BEGIN SUPPLIED INFORMATION

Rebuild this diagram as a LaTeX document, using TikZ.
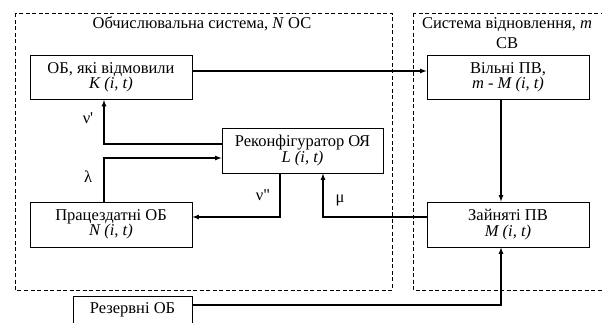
\documentclass[tikz,border=0pt]{standalone}
\usepackage{fontspec}
\setmainfont{Liberation Serif}
\usetikzlibrary{positioning}
\tikzset{>=latex}

\begin{document}
\begin{tikzpicture}[x=1pt, y=-1pt, font=\fontsize{16.5}{15.5}\selectfont,
    block/.style={draw, line width=0.9pt, minimum width=162pt, minimum height=44pt, align=center, inner sep=0pt},
    link/.style={line width=1.2pt, ->},
    frame/.style={line width=0.9pt, dash pattern=on 4pt off 2.5pt}]
    \useasboundingbox (0, 0) rectangle (602, 322);
    % the two subsystems
    \draw[frame](15, 13) rectangle (392, 290);
    \draw[frame](413, 13) rectangle (612, 290);
    \node (cs) at (202, 24) {Обчислювальна система, \textit{N} ОС};
    \node[align=center] (rs) at (507, 33) {Система відновлення, \textit{m}\\[4pt]СВ};
    % blocks
    \node[block] (fail) at (111, 77.5) {ОБ, які відмовили\\\textit{K (i, t)}};
    \node[block] (free) at (508, 77.5) {Вільні ПВ,\\\textit{m - M (i, t)}};
    \node[block, minimum width=161pt, minimum height=45pt] (reconf) at (302.5, 150.5) {Реконфігуратор ОЯ\\\textit{L (i, t)}};
    \node[block, minimum height=45pt] (work) at (111, 224.5) {Працездатні ОБ\\\textit{N (i, t)}};
    \node[block, minimum height=45pt] (busy) at (508, 224.5) {Зайняті ПВ\\\textit{M (i, t)}};
    \node[block, minimum width=119pt, minimum height=28pt] (spare) at (132.5, 310) {Резервні ОБ};
    % flows
    \draw[link]([yshift=6.5pt]fail.east)--([yshift=6.5pt]free.west);
    \draw[link]([yshift=6.5pt]reconf.west)-|([xshift=-7pt]fail.south);
    \draw[link]([xshift=-7pt]work.north)|-([yshift=-7.5pt]reconf.west);
    \draw[link]([xshift=-22.5pt]reconf.south)|-([yshift=7.5pt]work.east);
    \draw[link]([yshift=7.5pt]busy.west)-|([xshift=20.5pt]reconf.south);
    \draw[link]([xshift=-7pt]free.south)--([xshift=-7pt]busy.north);
    \draw[link]([yshift=5pt]spare.east)-|([xshift=-7pt]busy.south);
    % rates
    \node (nu1) at (88, 118) {ν\textquotesingle};
    \node (lam) at (88, 177) {λ};
    \node (nu2) at (263, 195) {ν\textquotedbl};
    \node (mu) at (340, 200) {μ};
\end{tikzpicture}
\end{document}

END SUPPLIED INFORMATION

Each line above is to be copied verbatim. Drop any image from the copy.

▸ **ANSWER TO THE PROBLEM**:
Rebuild this diagram as a LaTeX document, using TikZ.
\documentclass[tikz,border=0pt]{standalone}
\usepackage{fontspec}
\setmainfont{Liberation Serif}
\usetikzlibrary{positioning}
\tikzset{>=latex}

\begin{document}
\begin{tikzpicture}[x=1pt, y=-1pt, font=\fontsize{16.5}{15.5}\selectfont,
    block/.style={draw, line width=0.9pt, minimum width=162pt, minimum height=44pt, align=center, inner sep=0pt},
    link/.style={line width=1.2pt, ->},
    frame/.style={line width=0.9pt, dash pattern=on 4pt off 2.5pt}]
    \useasboundingbox (0, 0) rectangle (602, 322);
    % the two subsystems
    \draw[frame](15, 13) rectangle (392, 290);
    \draw[frame](413, 13) rectangle (612, 290);
    \node (cs) at (202, 24) {Обчислювальна система, \textit{N} ОС};
    \node[align=center] (rs) at (507, 33) {Система відновлення, \textit{m}\\[4pt]СВ};
    % blocks
    \node[block] (fail) at (111, 77.5) {ОБ, які відмовили\\\textit{K (i, t)}};
    \node[block] (free) at (508, 77.5) {Вільні ПВ,\\\textit{m - M (i, t)}};
    \node[block, minimum width=161pt, minimum height=45pt] (reconf) at (302.5, 150.5) {Реконфігуратор ОЯ\\\textit{L (i, t)}};
    \node[block, minimum height=45pt] (work) at (111, 224.5) {Працездатні ОБ\\\textit{N (i, t)}};
    \node[block, minimum height=45pt] (busy) at (508, 224.5) {Зайняті ПВ\\\textit{M (i, t)}};
    \node[block, minimum width=119pt, minimum height=28pt] (spare) at (132.5, 310) {Резервні ОБ};
    % flows
    \draw[link]([yshift=6.5pt]fail.east)--([yshift=6.5pt]free.west);
    \draw[link]([yshift=6.5pt]reconf.west)-|([xshift=-7pt]fail.south);
    \draw[link]([xshift=-7pt]work.north)|-([yshift=-7.5pt]reconf.west);
    \draw[link]([xshift=-22.5pt]reconf.south)|-([yshift=7.5pt]work.east);
    \draw[link]([yshift=7.5pt]busy.west)-|([xshift=20.5pt]reconf.south);
    \draw[link]([xshift=-7pt]free.south)--([xshift=-7pt]busy.north);
    \draw[link]([yshift=5pt]spare.east)-|([xshift=-7pt]busy.south);
    % rates
    \node (nu1) at (88, 118) {ν\textquotesingle};
    \node (lam) at (88, 177) {λ};
    \node (nu2) at (263, 195) {ν\textquotedbl};
    \node (mu) at (340, 200) {μ};
\end{tikzpicture}
\end{document}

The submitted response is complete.